1A figure of speech in which an abstract thing is personified.
- ‘To stress apostrophe, personification, prosopopoeia, and hyperbole is to join the theorists who through the ages have emphasized what distinguishes the lyric from other speech acts, what makes it the most literary of forms.’
- ‘In the short stories, disease and illness are deployed as prosopopoeia, the cruelly indifferent natural forces that control life and death.’
- ‘That Johnson includes extended prosopopoeia in his periodical so as to ‘instruct by pleasing’ may seem too unremarkable to mention, let alone to require discussion.’

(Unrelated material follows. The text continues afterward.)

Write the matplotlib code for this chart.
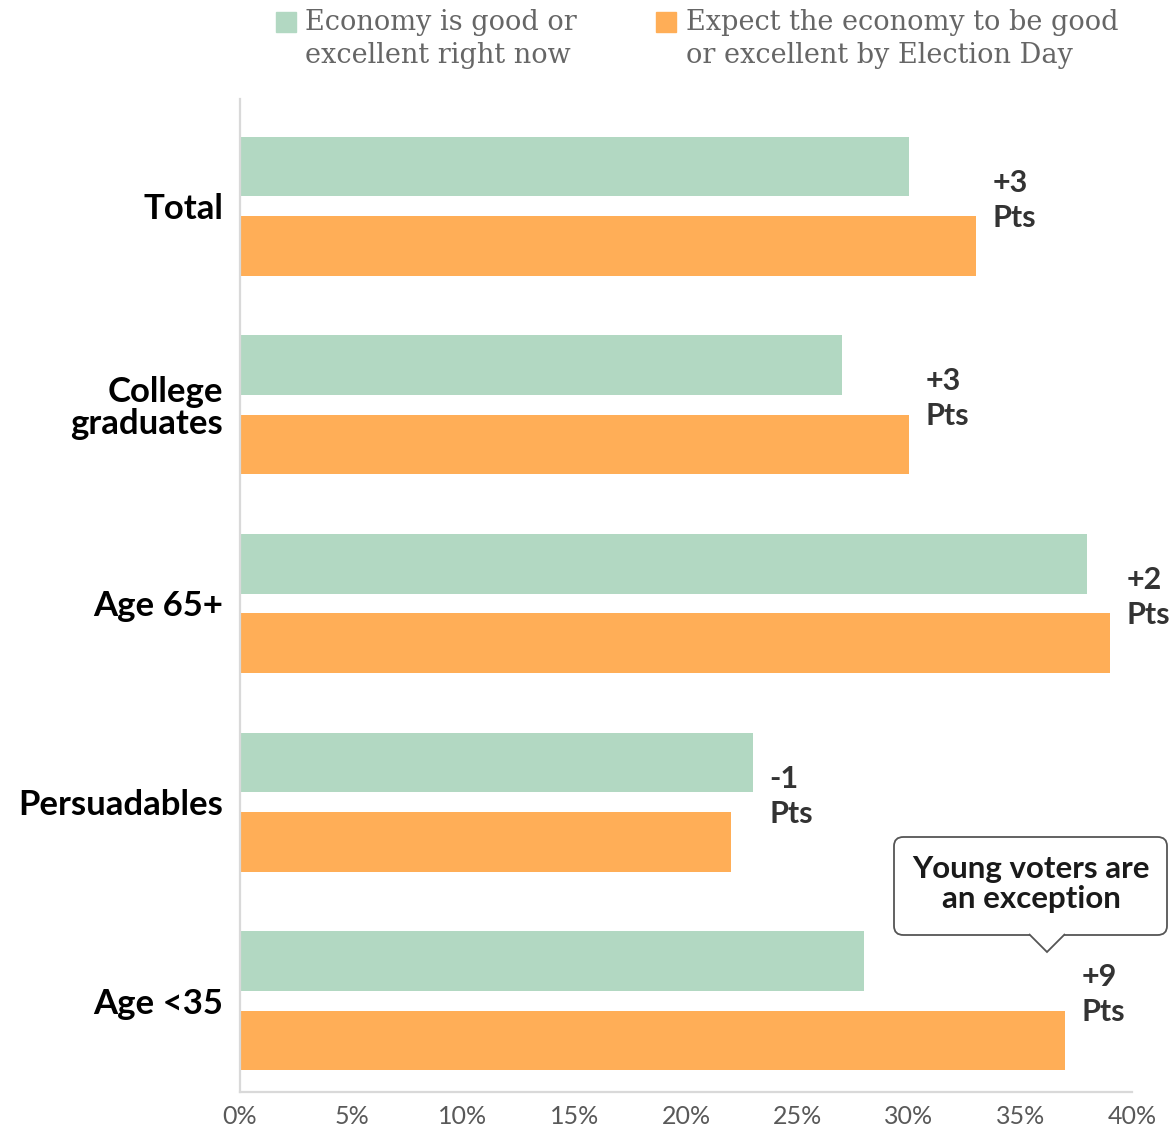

- ‘‘Putting on of a face’ leads only to another mask, another prosopopoeia, so that the self is endlessly dislocated backwards in a process of cultural archaeology until he uncovers the archetypal figure of Natural Man.’
- ‘Thus, when he contemplates the human condition, Johnson turns naturally to prosopopoeia, and much of the grandeur of his prose derives from his frequent recourse to this kind of figurative language.’
2A figure of speech in which an imagined, absent, or dead person or thing is represented as speaking.
- ‘Can one not wager that it is Agnes ‘herself’ come to voice, and the cry the resuscitated irruptive voice of the dead, a true, unexpected prosopopoeia?’
- ‘These stories exercise a powerful hold upon the imagination, even though prosopopoeia plays a role in the visions not markedly different from its role in the genealogies.’
- ‘The paradoxes of citation and prosopopoeia (speaking for/as others) common to the virtuoso and to the writer are threads that run through chapters six through eight.’
- ‘Critics also tend to regard the play's action as prompted by an act of prosopopoeia: an old man remembers and his memories somehow conjure the images or the spirits of the dead.’
Mid 16th century via Latin from Greek prosōpopoiia, from prosōpon ‘person’ + poiein ‘to make’.